Saying that he was surprised by Cervera's actions, the savings bank president explained that the PP deputy should have gone to the Civil Guard as he had on December 5.

"If he received an email telling him that they were going to give him incriminating papers about Caja Navarra that could be used in a judicial investigation, why didn't he go to the Civil Guard or tell someone in his party? I am not judging anyone; I am only speaking the facts," Asiáin said.

Cervera had been very critical of the savings bank's operations, including of certain situations regarding its bailout by the government. Later, in an interview with La Sexta television network, the Pamplona native explained that he was the victim of a set up.

"I don't know whose idea it was to set me up, but of course, I know all the people who are involved in this case," he said, without referring to Asiáin by name.

Cervera said that his resignation could be interpreted as a "thanks, but no thanks" to politics. While the PP has turned a cold shoulder on him, Cervera said that he feels reinforced by the messages of support that he has received since his arrest.

"I am certain that I will come out stronger after they hear my version, and that I will be acquitted. But at the same time I feel that I should take another route in life and dedicate myself to other things," he told La Sexta.

Cervera got into politics at a very early age while he was still a student at the University of Comillas. During this time, he was elected to the Pamplona City Council. In 1995, the Navarrese People's Union (UPN) nominated him as its candidate for mayor in a race he lost. From 1996 to 2003, he served as health commissioner for Navarre during regional premier Miguel Sanz's administration. In 2008 he was elected deputy representing Navarre under a UPN-PP coalition. After the two parties broke off their partnership in November 2008, Cervera officially left the UPN to join the PP ranks.

It was during that year Cervera and his wife, Mónica Ridruejo - a former RTVE director during Prime Minister José María Aznar's tenure - were married in what was described by the right wing Libertad Digital website as "a peculiar and odd" wedding.

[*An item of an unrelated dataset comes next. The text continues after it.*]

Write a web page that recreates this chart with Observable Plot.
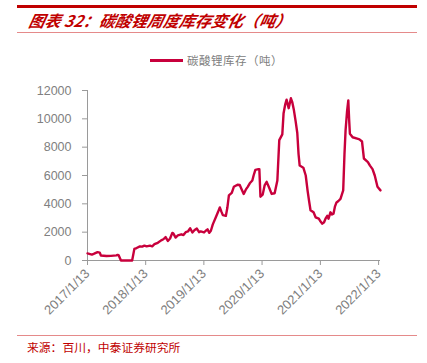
<!DOCTYPE html>
<html>
<head>
<meta charset="utf-8">
<script src="https://cdn.jsdelivr.net/npm/d3@7"></script>
<script src="https://cdn.jsdelivr.net/npm/@observablehq/plot@0.6"></script>
<style>
  html, body { margin: 0; padding: 0; background: #fff; }
  #wrap { position: relative; width: 427px; height: 363px; overflow: hidden; background: #fff; font-family: "Liberation Sans", Arial, sans-serif; }
  .topbar { position: absolute; left: 17px; top: 5px; width: 400px; height: 3px; background: #c00000; }
  .title { position: absolute; left: 27px; top: 10px; font-family: "Noto Sans CJK SC", sans-serif; font-size: 16px; font-weight: bold; font-style: italic; color: #c00000; white-space: nowrap; transform: skewX(-12deg); transform-origin: left bottom; line-height: 20px; }
  .thin1 { position: absolute; left: 17px; top: 32px; width: 400px; height: 1px; background: #e58a8a; }
  .legend { position: absolute; left: 150px; top: 52px; height: 16px; display: flex; align-items: center; white-space: nowrap; }
  .legend .sw { width: 33px; height: 3px; background: #c8003c; margin-right: 4px; }
  .legend .lt { font-family: "Noto Sans CJK SC", sans-serif; font-size: 11.5px; color: #808080; letter-spacing: 0.5px; }
  .thin2 { position: absolute; left: 17px; top: 335px; width: 400px; height: 1px; background: #e58a8a; }
  .source { position: absolute; left: 27px; top: 339px; font-family: "Noto Sans CJK SC", sans-serif; font-size: 11.8px; color: #c00000; white-space: nowrap; line-height: 16px; }
  #chart { position: absolute; left: 0; top: 80px; }
</style>
</head>
<body>
<div id="wrap">
  <div class="topbar"></div>
  <div class="title">图表 32：碳酸锂周度库存变化（吨）</div>
  <div class="thin1"></div>
  <div class="legend"><div class="sw"></div><div class="lt">碳酸锂库存（吨）</div></div>
  <div id="chart"></div>
  <div class="thin2"></div>
  <div class="source">来源：百川，中泰证券研究所</div>
</div>
<script>
const dates = [
  "2017-01-13","2017-02-10","2017-02-24","2017-03-17","2017-03-31","2017-04-07","2017-05-12","2017-06-09",
  "2017-07-14","2017-07-21","2017-07-28","2017-08-11","2017-10-20","2017-11-03","2017-11-17","2017-12-08",
  "2017-12-22","2018-01-05","2018-01-19","2018-02-09","2018-02-23","2018-03-09","2018-03-30","2018-04-20",
  "2018-05-04","2018-05-18","2018-06-01","2018-06-15","2018-06-29","2018-07-06","2018-07-20","2018-08-03",
  "2018-08-24","2018-09-07","2018-09-21","2018-10-05","2018-10-19","2018-11-02","2018-11-16","2018-11-30",
  "2018-12-14","2018-12-24","2019-01-14","2019-01-25","2019-02-05","2019-02-15","2019-02-26","2019-03-10",
  "2019-03-29","2019-04-11","2019-04-23","2019-05-03","2019-05-12","2019-05-31","2019-06-09","2019-06-19",
  "2019-07-07","2019-07-20","2019-08-12","2019-08-26","2019-09-08","2019-09-20","2019-10-03","2019-10-15",
  "2019-10-28","2019-11-13","2019-11-21","2019-12-02","2019-12-21","2019-12-27","2020-01-03","2020-01-17",
  "2020-01-29","2020-02-11","2020-02-28","2020-03-13","2020-04-01","2020-04-18","2020-04-30","2020-05-19",
  "2020-05-27","2020-06-06","2020-06-15","2020-06-28","2020-07-12","2020-07-20","2020-07-31","2020-08-11",
  "2020-08-21","2020-08-29","2020-09-05","2020-09-28","2020-10-13","2020-10-25","2020-11-03","2020-11-12",
  "2020-12-01","2020-12-14","2021-01-03","2021-01-14","2021-01-25","2021-02-05","2021-02-14","2021-02-25",
  "2021-03-05","2021-03-17","2021-03-27","2021-04-05","2021-04-14","2021-04-24","2021-05-06","2021-05-19",
  "2021-06-05","2021-06-13","2021-06-20","2021-06-29","2021-07-07","2021-07-12","2021-07-17","2021-08-03",
  "2021-09-01","2021-09-15","2021-10-01","2021-10-13","2021-11-07","2021-11-20","2021-12-06","2021-12-20",
  "2022-01-06","2022-01-25"
];
const inventory = [
  500,420,480,590,560,350,320,330,
  360,400,360,0,0,820,880,1000,
  980,1050,1000,1050,1000,1150,1250,1420,
  1500,1650,1380,1550,1950,1900,1620,1780,
  1850,1800,2000,2050,2280,1980,2150,2250,
  2000,2050,1980,2100,2200,1950,2100,2550,
  3050,3400,3750,3450,3200,3150,3700,4600,
  4780,5200,5350,5330,5000,4700,5000,5200,
  5450,5650,6000,6400,6450,6450,4500,4650,
  5300,5550,5100,4700,4750,5650,8500,8900,
  10400,11000,11350,10750,11450,11200,10600,9800,
  9000,7500,6700,6550,6000,4900,4200,3550,
  3400,3050,2950,2750,2600,2700,2950,3150,
  2950,3400,3250,3300,3800,4100,4200,4350,
  4950,7500,9200,10500,11300,10000,8950,8700,
  8600,8550,8400,7200,6950,6700,6450,6000,
  5200,4950
];
const xTickDates = ["2017-01-13","2018-01-13","2019-01-13","2020-01-13","2021-01-13","2022-01-13"];
const xTickLabels = ["2017/1/13","2018/1/13","2019/1/13","2020/1/13","2021/1/13","2022/1/13"];
const yTicks = [0, 2000, 4000, 6000, 8000, 10000, 12000];
const yTickLabels = ["0","2000","4000","6000","8000","10000","12000"];
const xDomain = ["2017-01-13", "2022-01-25"];

const data = dates.map((d, i) => ({date: new Date(d), value: inventory[i]}));
const tickDates = xTickDates.map(d => new Date(d));
const labelOf = new Map(tickDates.map((d, i) => [+d, xTickLabels[i]]));
const yLabelOf = new Map(yTicks.map((v, i) => [v, yTickLabels[i]]));

const chart = Plot.plot({
  width: 427,
  height: 250,
  marginLeft: 87,
  marginRight: 47,
  marginTop: 10,
  marginBottom: 70,
  style: {fontFamily: "'Liberation Sans', Arial, sans-serif", fontSize: "12.5px", color: "#808080", background: "#fff"},
  x: {type: "utc", domain: xDomain.map(d => new Date(d))},
  y: {domain: [0, 12000]},
  marks: [
    Plot.ruleY([0], {stroke: "#9a9a9a", strokeWidth: 1}),
    Plot.ruleX([new Date(xDomain[0])], {y1: 0, y2: 12000, stroke: "#9a9a9a", strokeWidth: 1}),
    Plot.axisY({ticks: yTicks, tickFormat: v => yLabelOf.get(v), tickSize: 5, tickPadding: 11, stroke: "#9a9a9a", fill: "#808080", label: null}),
    Plot.axisX({ticks: tickDates, tickFormat: d => labelOf.get(+d), tickRotate: -45, tickSize: 5, tickPadding: 6, stroke: "#9a9a9a", fill: "#808080", fontSize: 13, label: null}),
    Plot.lineY(data, {x: "date", y: "value", stroke: "#c8003c", strokeWidth: 2.4, curve: "linear"})
  ]
});
document.getElementById("chart").appendChild(chart);
</script>
</body>
</html>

They decided to celebrate their nuptials on July 4, US Independence Day, in Mallorca. Ridruejo was born in the United States while her father was working as a professor at Berkley in California, and the motif at the wedding was the Stars and Stripes. The groom was dressed in a white tuxedo with a gray silk cummerbund and bow tie; the bride in a pale pink dress with matching bouquet from Mi Querida Señorita bridal shop in Madrid.

The ring bearer during the ceremony was "Pixel," Cervera's white West Highland Terrier who, as Libertad Digital put it, "has a special place in the heart of the Popular Party's deputy."

Prime Minister Mariano Rajoy attended the wedding, as did Soraya Sáenz de Santamaría, the deputy prime minister, and other members of the PP and UPN. Rajoy posed for photographs with the couple.

"I hope you will be happy and always remember that in life you have to have a positive attitude, and treat those as you would like to be treated," he said. The couple left the wedding for their honeymoon at Cala d'Or in a Porsche 911, bearing the US flag.